DR GABRIELLE JAMELA HOSEIN
I WAS DEEPLY saddened by the killing of 15-year-old Akid Duke and 17-year-old Christopher Cummings. These boys were still children. It made me think back to 17-year-old Denelson Smith and 16-year-old Mark Richards, whose murders in 2016 were described as a “slaughter of the innocents.” You may have missed the story of 14-year-old Michael Sooknanan, electrocuted and abandoned, until found on top of an electricity pole last month.
All of these are tragedies, leaving grieving families.
There can be no single explanation for why people march for some dead and not others, some children and not others. Sometimes, it is a question of race, class and respectability politics. Sometimes, it is explained by the time of year, the breaking point a population has reached, or the circumstances of a killing.
It’s been asked why the country protested the killing of women, but not the murders of men and boys. It’s a question without any single answer, but it’s not the right question.
There is insufficient response to the deaths of men and boys, just as there always has been, and remains, insufficient response to the daily threat of sexual and physical violence in the lives of women and girls.
There have also been vast resources spent on trying to curb men’s violence against men, gang violence, proliferation of guns, and crime. Far more than has ever been spent on ending violence against women.
In this context, the question isn’t about why women’s deaths are getting more attention than men’s. The question is, why do men continue to be violent to women and other men? Not all men are violent, but there’s enough violence by men, including against each other, for us to ask the right questions.

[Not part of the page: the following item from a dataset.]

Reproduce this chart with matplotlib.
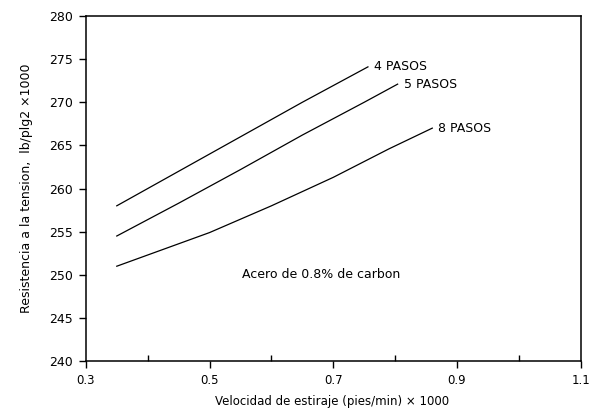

Men’s murders of other men and boys, including in domestic-violence contexts, are only one side of male violence. The other sides of this triad are men’s violence against women and men’s violence against themselves. Such violence is not simply an emotional-intelligence or relationship-conflict issue. It can be to assert and prove public status and power, and gain inclusion and respect. As well, low levels of skills and literacy, family and community insecurity, limited legal livelihood options, and easy access to weapons and drugs create a risky environment for boys to grow. Schools, courts and prisons also have combined culpability.
Men and boys are not bad people. Patriarchy harms and dehumanises men even while it accords them privileges denied to women and girls. Patriarchal gender ideals that valorise violence and associate it with dominant and invulnerable masculinity are the deep root of this issue. It’s the reason why we bring up youth in a world where men call each other names such as monster, criminal, shotter, soldier and badman as signs of respect. It’s the shadowy culprit that should be the target of those concerned about the threat to our boys.
It is true that women can also be violent and predators, but their harm to men and boys, measured in sexual abuse, rape and killings suggests far different prevalence, severity, form and impact. Not everyone is equally violent across sex, and there are good reasons for highlighting violence against women. There is a war against one sex by another, regardless of age, ethnicity or place of the victims. Indeed, women and girls become targets of men precisely because of their sex. This year’s gatherings against men’s violence against women were decades overdue.
Our greater silence about male deaths is because we want killings to stop, but manhood to remain the same, even at the cost to boys’ lives. We practise the stoicism we have assigned to men. Our response to murders of our boys is also related to the fact that they are often, but not only, working class and Afro-Trinidadian, and those bodies are stereotypically associated with criminality and lesser humanity. Anti-blackness means that black bodies carry lower value, whether to their killers or to the public, regardless of whether they are innocent or children.
My friend Colin Robinson cheekily said to give a boy a doll. He argued in his column that masculinity doesn’t protect boys from violence, and for “socialising boys from infancy to be nurturers and to welcome and manage loving feelings” (March 11, 2018).
The senseless death of another boy should make sorrow boil over, again leading citizens to the streets. Not to protest attention to women, but to protest the taking of each life by cold-blooded ideals of manhood which we must let go.